Looking for a Great Movie? Bicycle Thieves

Enzo Staiola, the boy who plays the 8-year-old Bruno in the 1948 Italian film Bicycle Thieves, became a math teacher when he grew up. And why not? He had already given one of the finest performances in the history of film … and it still is today, in my humble opinion.

Recovering from minor surgery is a good excuse to catch up on movies on my must-see list, and Vittorio de Sica’s Academy Award-winning Bicycle Thieves has been on my list for a long time, since I missed it in the Sunday-night series of foreign art films at a campus theater when I was in college. (Darn that Monday morning German exam!)

Routinely voted one of the greatest films of all time, Bicycle Thieves is available to rent for $3.99 with an Amazon Prime Video membership. Money well spent to see a beautiful, soul-stirring flick.

A simple story, told in a straight, fast-moving line.

There are no flashbacks here. No multiple points of view. A poverty-stricken poster hanger in war-torn Rome has his bicycle stolen and, because the bike is essential to his job, he and his young son pursue the thief.

That’s it.

That’s the movie.

It will leave you in a puddle of tears at the end.

Using nonprofessional actors, it’s told in black and white in a super-realistic, documentary style, giving an insider’s view of post-WWII Rome … from its unemployment lines and soup kitchens to its brothels, churches and music halls. But that’s all a backdrop to the story of the father and son’s desperate, full-speed-ahead quest for the thief.

Throughout the 90-minute film, Enzo Staiola never seems to be acting. Every reaction, every smile and tear is perfectly natural.

He steals every scene, and it’s essential that he do so, because his character, Bruno, is the heart, soul and conscience of this wonderful film, which the New York Times calls “an Italian neorealistic masterpiece” with “unforgettable heartbreak and enduring pleasures.”

The joy of a gooey cheese sandwich

One of those pleasures is a scene where Bruno and his father take time out for a meal together at a restaurant well beyond their means. Bruno orders a fried mozzarella sandwich and grapples with the stringy cheese inside … under the glare of the nerdy boy seated with his bourgeois family at the next table.

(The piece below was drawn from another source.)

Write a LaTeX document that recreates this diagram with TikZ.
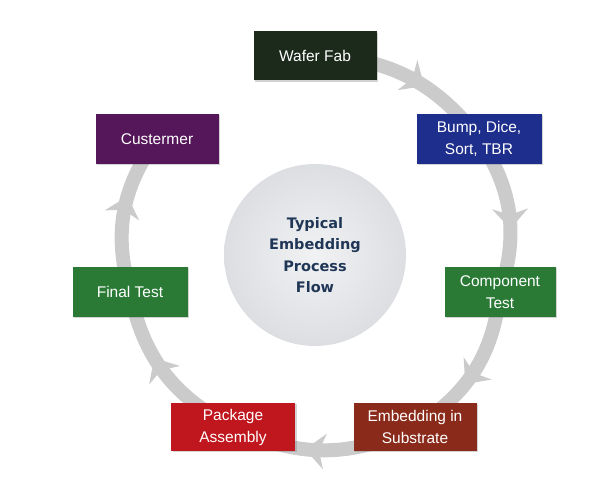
\documentclass[tikz,border=0pt]{standalone}
\usepackage{fontspec}
\setmainfont{Liberation Sans}
\newfontfamily\hubfont{DejaVu Sans}
\usetikzlibrary{shapes, arrows.meta, positioning,
  decorations.markings, backgrounds, shadows}
\definecolor{fabgreen}{HTML}{1C2A1C}
\definecolor{bumpblue}{HTML}{1E2E8C}
\definecolor{custpurple}{HTML}{55175A}
\definecolor{testgreen}{HTML}{2A7A36}
\definecolor{pkgred}{HTML}{C0161E}
\definecolor{embedred}{HTML}{8A2A1A}
\definecolor{ringgray}{HTML}{CBCBCB}
\definecolor{hubgray}{HTML}{DCDEE2}
\definecolor{hubtext}{HTML}{1F3656}
\tikzstyle{stage}=[rectangle,text=white,align=center,inner sep=0mm,
  font=\fontsize{15.5}{22}\selectfont,
  drop shadow={opacity=.35,shadow xshift=1.5pt,shadow yshift=-1.5pt}]
\tikzstyle{hub}=[circle,minimum size=182pt,inner sep=0mm,align=center,
  inner color=hubgray!40!white,outer color=hubgray,
  text=hubtext,font=\hubfont\bfseries\fontsize{14.5}{21.5}\selectfont]
\tikzstyle{ring}=[line width=14pt,draw=ringgray,bend left=26,
  postaction={decorate},decoration={markings,
  mark=at position .6 with {\arrow[ringgray]{Stealth[length=20pt,width=36pt,inset=6pt,line width=0pt]}}}]

\begin{document}
\begin{tikzpicture}[x=1pt,y=1pt]
  \useasboundingbox (0,0) rectangle (600,492);
  \node[hub] (hub) at (315,237) {Typical\\Embedding\\Process\\Flow};
  \node[stage, fill=fabgreen, minimum width=123pt, minimum height=49pt] (wafer) at (315,436) {Wafer Fab};
  \node[stage, fill=bumpblue, minimum width=125pt, minimum height=50pt] (bump) at (479,353) {Bump, Dice,\\Sort, TBR};
  \node[stage, fill=testgreen, minimum width=111pt, minimum height=50pt] (component) at (500,200) {Component\\Test};
  \node[stage, fill=embedred, minimum width=123pt, minimum height=48pt] (embed) at (415,65) {Embedding in\\Substrate};
  \node[stage, fill=pkgred, minimum width=124pt, minimum height=48pt] (package) at (233,65) {Package\\Assembly};
  \node[stage, fill=testgreen, minimum width=115pt, minimum height=50pt] (final) at (130,200) {Final Test};
  \node[stage, fill=custpurple, minimum width=123pt, minimum height=50pt] (customer) at (157,353) {Custermer};
  \begin{scope}[on background layer]
    \draw[ring] (wafer.center) to (bump.center);
    \draw[ring] (bump.center) to (component.center);
    \draw[ring] (component.center) to (embed.center);
    \draw[ring] (embed.center) to (package.center);
    \draw[ring] (package.center) to (final.center);
    \draw[ring] (final.center) to (customer.center);
  \end{scope}
\end{tikzpicture}
\end{document}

(The restaurant scene is beautifully described in Chinese film director Jia Zhangke’s thoughtful 2019 analysis for The Criterion Collection.)

It’s a sweet piece of comic relief before the climax, when father and son leave the restaurant and return to the mean streets of Rome. There, Bruno’s father (admirably played by Lamberto Maggiorani) makes a decision that will shatter them both.

I won’t be a spoiler and say whether Bruno and his father pick up the pieces after that most wrenching of scenes.

You’ll have to watch for yourself … which I plan to do again over the next 48 hours before my Prime rental period runs out.

P.S. I feel sure the movie has been meat for theological discussions on the appearance of Christ in cinema. If it hasn’t, it should be. There’s fun, too, in noting how the mid-century American translation of the movie’s title to a singular The Bicycle Thief completely misses the point of the original 1946 novel by Luigi Bartolini. And how interesting it would have been to attend the stage adaptation of the film by Chicago’s Rhinoceros Theatre in 2019. Indeed, the impact of Bicycle Thieves lives on.